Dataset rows
..............................

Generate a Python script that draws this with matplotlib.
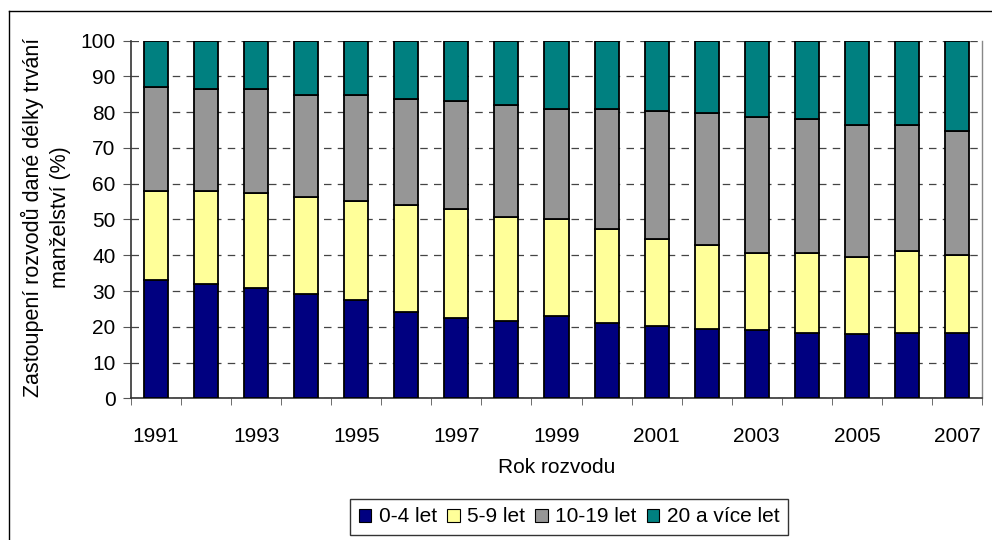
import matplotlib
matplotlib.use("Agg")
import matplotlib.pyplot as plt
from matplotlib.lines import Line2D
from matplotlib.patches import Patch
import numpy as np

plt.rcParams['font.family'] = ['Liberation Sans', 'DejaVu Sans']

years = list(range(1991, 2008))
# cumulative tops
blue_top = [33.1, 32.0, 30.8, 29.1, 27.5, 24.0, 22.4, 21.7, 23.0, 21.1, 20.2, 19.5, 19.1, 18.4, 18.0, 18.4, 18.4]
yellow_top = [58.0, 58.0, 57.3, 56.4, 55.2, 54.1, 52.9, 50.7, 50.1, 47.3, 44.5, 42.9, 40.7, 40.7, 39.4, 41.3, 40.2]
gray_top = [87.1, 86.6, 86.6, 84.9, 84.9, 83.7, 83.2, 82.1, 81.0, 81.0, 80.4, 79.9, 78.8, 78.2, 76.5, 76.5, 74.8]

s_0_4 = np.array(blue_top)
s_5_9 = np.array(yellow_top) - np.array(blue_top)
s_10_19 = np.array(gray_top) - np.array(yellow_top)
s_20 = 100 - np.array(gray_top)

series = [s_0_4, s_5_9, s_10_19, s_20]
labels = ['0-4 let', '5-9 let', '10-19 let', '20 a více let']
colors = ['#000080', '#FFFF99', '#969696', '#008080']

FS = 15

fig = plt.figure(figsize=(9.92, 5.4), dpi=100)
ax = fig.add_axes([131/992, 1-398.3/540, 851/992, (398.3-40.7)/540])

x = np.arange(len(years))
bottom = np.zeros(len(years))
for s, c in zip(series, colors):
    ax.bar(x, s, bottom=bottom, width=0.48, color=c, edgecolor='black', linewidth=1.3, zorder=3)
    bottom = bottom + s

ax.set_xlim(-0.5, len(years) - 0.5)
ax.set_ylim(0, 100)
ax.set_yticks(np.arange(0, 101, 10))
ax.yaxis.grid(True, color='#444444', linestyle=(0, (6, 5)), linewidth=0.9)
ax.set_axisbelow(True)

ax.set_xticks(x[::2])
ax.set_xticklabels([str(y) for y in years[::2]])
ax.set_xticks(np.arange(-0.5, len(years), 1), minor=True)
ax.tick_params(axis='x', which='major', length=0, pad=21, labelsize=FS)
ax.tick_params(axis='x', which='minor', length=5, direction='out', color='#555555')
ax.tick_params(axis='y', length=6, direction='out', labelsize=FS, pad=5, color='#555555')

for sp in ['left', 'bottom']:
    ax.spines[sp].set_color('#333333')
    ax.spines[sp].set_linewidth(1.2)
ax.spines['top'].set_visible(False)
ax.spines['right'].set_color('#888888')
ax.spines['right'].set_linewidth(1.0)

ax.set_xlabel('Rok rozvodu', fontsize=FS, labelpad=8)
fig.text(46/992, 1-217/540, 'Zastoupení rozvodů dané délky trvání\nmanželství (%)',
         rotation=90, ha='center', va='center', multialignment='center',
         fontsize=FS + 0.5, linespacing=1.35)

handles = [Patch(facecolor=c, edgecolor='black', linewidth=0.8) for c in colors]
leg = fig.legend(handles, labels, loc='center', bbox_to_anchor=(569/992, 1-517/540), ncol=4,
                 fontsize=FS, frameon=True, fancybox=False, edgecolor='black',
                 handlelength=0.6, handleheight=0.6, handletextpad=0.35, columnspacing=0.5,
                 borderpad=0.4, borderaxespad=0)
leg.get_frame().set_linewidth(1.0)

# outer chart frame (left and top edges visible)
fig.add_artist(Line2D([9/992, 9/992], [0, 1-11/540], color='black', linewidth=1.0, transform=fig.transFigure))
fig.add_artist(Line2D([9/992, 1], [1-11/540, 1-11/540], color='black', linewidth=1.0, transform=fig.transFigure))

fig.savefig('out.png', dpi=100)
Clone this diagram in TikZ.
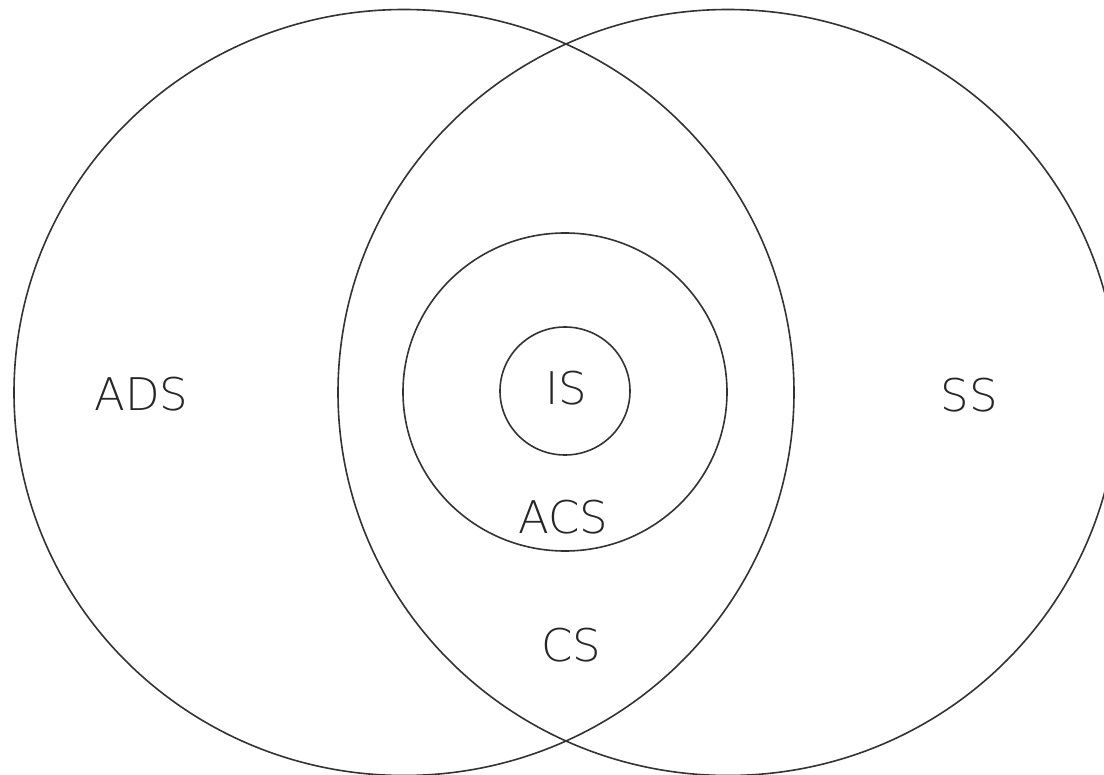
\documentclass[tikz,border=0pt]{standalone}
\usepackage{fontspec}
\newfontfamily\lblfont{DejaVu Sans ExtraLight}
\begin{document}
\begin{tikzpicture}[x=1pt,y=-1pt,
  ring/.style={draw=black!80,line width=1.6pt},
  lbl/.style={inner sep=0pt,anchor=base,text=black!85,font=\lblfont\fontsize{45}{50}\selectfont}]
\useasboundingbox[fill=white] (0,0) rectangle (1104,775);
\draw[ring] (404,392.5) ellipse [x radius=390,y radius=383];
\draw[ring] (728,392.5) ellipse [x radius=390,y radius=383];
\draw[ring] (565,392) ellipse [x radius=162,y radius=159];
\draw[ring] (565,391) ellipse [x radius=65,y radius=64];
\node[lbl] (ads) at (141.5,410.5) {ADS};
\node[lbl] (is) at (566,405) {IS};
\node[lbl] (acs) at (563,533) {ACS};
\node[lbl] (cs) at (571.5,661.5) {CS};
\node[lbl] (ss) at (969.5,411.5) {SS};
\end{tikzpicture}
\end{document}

..............................

** PROBLEM DETAILS **
The lines from the start of the entries above through the one containing "s_20 = 100 - np.array(gray_top)" are to be retyped exactly, and no others. Pictures are left out.

** SOLUTION **
Generate a Python script that draws this with matplotlib.
import matplotlib
matplotlib.use("Agg")
import matplotlib.pyplot as plt
from matplotlib.lines import Line2D
from matplotlib.patches import Patch
import numpy as np

plt.rcParams['font.family'] = ['Liberation Sans', 'DejaVu Sans']

years = list(range(1991, 2008))
# cumulative tops
blue_top = [33.1, 32.0, 30.8, 29.1, 27.5, 24.0, 22.4, 21.7, 23.0, 21.1, 20.2, 19.5, 19.1, 18.4, 18.0, 18.4, 18.4]
yellow_top = [58.0, 58.0, 57.3, 56.4, 55.2, 54.1, 52.9, 50.7, 50.1, 47.3, 44.5, 42.9, 40.7, 40.7, 39.4, 41.3, 40.2]
gray_top = [87.1, 86.6, 86.6, 84.9, 84.9, 83.7, 83.2, 82.1, 81.0, 81.0, 80.4, 79.9, 78.8, 78.2, 76.5, 76.5, 74.8]

s_0_4 = np.array(blue_top)
s_5_9 = np.array(yellow_top) - np.array(blue_top)
s_10_19 = np.array(gray_top) - np.array(yellow_top)
s_20 = 100 - np.array(gray_top)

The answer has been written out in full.